Raw records

-=-=-

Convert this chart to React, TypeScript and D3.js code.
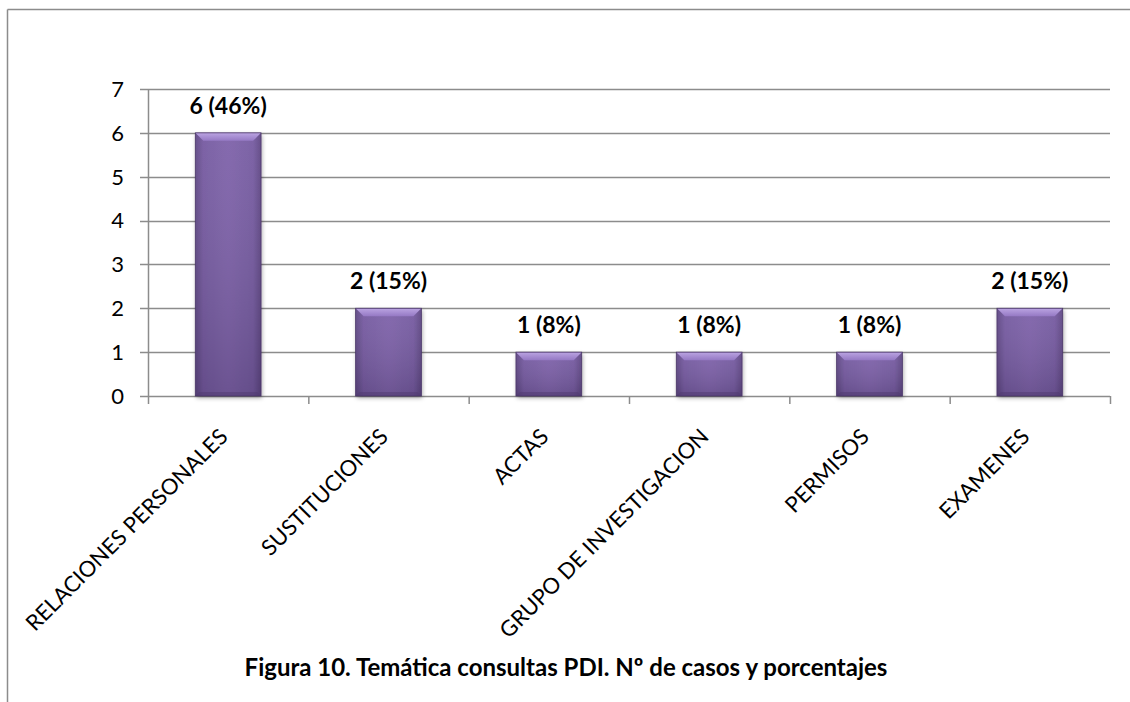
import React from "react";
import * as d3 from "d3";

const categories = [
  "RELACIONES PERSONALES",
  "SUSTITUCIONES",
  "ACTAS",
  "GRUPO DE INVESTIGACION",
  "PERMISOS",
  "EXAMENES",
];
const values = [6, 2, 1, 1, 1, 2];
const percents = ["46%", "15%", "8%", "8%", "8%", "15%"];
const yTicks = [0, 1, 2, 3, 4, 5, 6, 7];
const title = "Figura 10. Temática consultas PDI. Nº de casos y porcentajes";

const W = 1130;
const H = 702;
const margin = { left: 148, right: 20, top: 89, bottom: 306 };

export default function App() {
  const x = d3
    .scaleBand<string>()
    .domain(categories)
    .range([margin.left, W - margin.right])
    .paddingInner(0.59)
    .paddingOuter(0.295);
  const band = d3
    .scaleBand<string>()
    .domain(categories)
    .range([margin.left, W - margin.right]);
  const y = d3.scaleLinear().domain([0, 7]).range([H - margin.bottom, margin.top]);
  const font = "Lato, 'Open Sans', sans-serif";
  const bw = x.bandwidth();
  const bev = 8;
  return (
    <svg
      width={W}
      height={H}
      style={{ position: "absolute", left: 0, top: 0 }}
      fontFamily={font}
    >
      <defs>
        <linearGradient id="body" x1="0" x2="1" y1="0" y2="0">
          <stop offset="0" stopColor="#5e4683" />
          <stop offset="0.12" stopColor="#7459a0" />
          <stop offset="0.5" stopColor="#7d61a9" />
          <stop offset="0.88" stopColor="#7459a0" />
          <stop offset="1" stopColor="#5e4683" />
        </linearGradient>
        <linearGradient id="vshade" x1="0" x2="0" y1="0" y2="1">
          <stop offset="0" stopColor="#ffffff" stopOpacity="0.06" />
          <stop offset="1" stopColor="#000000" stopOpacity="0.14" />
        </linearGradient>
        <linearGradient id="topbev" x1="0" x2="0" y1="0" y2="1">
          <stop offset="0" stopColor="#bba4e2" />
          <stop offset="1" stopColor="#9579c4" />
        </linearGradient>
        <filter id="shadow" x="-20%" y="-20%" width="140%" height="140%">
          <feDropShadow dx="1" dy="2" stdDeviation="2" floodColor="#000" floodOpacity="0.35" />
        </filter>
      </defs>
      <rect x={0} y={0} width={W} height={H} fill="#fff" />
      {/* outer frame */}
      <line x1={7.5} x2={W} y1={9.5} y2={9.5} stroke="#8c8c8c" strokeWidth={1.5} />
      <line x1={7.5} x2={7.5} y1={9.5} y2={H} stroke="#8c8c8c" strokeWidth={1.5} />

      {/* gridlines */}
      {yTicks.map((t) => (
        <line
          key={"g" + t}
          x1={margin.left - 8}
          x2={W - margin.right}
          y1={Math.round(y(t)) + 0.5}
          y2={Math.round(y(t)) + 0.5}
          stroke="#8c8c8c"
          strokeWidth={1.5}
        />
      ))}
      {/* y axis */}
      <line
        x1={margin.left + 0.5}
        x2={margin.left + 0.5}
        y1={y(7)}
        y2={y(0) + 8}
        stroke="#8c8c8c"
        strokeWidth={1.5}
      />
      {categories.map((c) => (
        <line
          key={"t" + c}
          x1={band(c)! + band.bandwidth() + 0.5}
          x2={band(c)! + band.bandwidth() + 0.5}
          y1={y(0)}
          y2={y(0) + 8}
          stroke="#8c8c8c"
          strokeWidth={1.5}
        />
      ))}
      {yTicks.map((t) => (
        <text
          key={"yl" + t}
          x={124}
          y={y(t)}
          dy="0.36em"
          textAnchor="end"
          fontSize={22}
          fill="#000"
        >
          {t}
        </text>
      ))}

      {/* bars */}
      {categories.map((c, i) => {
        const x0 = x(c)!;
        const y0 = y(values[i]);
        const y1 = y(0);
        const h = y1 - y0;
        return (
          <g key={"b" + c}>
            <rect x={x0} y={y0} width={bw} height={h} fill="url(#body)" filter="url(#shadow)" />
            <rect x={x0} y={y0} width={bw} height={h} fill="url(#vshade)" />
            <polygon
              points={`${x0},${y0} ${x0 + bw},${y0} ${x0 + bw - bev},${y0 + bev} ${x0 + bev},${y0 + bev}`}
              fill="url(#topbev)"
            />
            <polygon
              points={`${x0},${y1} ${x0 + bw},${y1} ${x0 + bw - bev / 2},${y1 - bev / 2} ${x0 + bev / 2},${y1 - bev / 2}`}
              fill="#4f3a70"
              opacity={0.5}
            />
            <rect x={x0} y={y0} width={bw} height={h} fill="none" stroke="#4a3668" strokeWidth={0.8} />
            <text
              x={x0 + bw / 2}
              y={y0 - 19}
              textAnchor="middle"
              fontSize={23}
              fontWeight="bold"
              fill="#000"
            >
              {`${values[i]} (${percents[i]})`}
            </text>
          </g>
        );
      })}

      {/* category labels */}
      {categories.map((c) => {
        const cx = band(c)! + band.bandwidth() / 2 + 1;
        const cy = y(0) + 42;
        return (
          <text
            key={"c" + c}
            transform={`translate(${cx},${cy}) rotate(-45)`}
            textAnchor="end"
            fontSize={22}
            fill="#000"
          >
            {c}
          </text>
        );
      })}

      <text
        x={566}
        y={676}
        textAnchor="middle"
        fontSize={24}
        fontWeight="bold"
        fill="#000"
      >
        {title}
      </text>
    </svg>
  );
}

-=-=-

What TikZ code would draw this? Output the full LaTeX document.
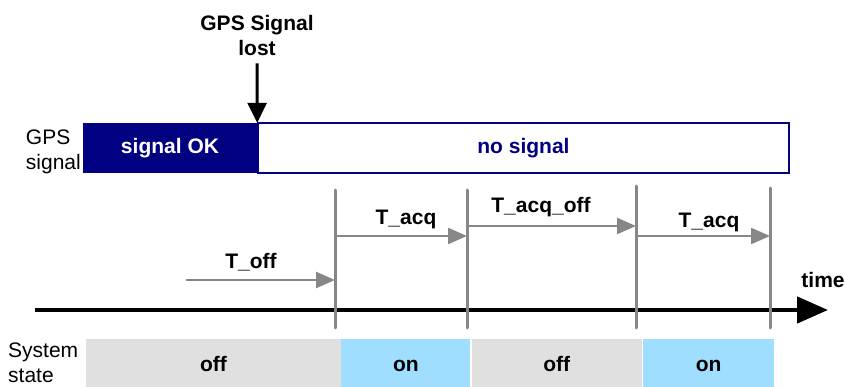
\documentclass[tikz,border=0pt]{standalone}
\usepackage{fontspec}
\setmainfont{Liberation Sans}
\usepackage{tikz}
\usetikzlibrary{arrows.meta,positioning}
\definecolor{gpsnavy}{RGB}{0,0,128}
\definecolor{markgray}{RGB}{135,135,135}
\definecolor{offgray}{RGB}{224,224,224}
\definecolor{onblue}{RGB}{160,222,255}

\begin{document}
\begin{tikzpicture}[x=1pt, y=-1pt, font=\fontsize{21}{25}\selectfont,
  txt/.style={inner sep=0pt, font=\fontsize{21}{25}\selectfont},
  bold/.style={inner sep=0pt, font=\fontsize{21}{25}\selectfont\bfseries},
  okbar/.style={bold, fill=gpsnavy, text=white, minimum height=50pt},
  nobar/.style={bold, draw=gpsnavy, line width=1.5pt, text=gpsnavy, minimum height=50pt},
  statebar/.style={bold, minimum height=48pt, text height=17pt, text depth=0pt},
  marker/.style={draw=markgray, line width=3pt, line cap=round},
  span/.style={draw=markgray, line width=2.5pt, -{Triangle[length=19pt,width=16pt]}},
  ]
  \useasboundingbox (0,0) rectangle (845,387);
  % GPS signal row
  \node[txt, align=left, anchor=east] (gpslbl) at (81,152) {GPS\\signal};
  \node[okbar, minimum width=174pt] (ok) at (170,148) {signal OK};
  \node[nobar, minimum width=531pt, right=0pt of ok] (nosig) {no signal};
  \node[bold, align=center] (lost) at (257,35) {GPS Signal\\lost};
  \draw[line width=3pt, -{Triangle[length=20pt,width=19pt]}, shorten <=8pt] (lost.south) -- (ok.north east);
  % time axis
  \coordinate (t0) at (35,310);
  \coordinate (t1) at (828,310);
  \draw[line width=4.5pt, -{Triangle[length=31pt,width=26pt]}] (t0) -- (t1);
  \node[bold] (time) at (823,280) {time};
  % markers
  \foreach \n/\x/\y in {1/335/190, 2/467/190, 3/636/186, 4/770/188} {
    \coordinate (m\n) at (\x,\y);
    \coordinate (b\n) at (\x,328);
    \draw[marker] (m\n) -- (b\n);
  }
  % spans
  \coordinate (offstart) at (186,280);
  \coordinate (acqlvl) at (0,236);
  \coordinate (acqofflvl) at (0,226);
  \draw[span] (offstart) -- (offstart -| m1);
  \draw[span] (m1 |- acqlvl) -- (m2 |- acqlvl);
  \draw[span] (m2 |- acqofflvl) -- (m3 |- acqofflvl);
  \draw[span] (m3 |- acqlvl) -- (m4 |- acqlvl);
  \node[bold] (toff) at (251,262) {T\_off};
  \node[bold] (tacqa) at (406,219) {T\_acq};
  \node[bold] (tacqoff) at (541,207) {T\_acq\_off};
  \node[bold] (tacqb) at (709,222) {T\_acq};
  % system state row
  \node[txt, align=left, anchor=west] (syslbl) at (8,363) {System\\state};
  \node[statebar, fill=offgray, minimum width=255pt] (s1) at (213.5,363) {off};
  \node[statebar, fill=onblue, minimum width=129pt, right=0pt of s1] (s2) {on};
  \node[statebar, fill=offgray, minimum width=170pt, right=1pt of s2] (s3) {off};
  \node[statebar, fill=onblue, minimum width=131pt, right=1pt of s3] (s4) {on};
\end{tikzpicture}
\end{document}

-=-=-

What you will do: Collect every line with the string "code" from the records, and copy each.

The output:
Convert this chart to React, TypeScript and D3.js code.
What TikZ code would draw this? Output the full LaTeX document.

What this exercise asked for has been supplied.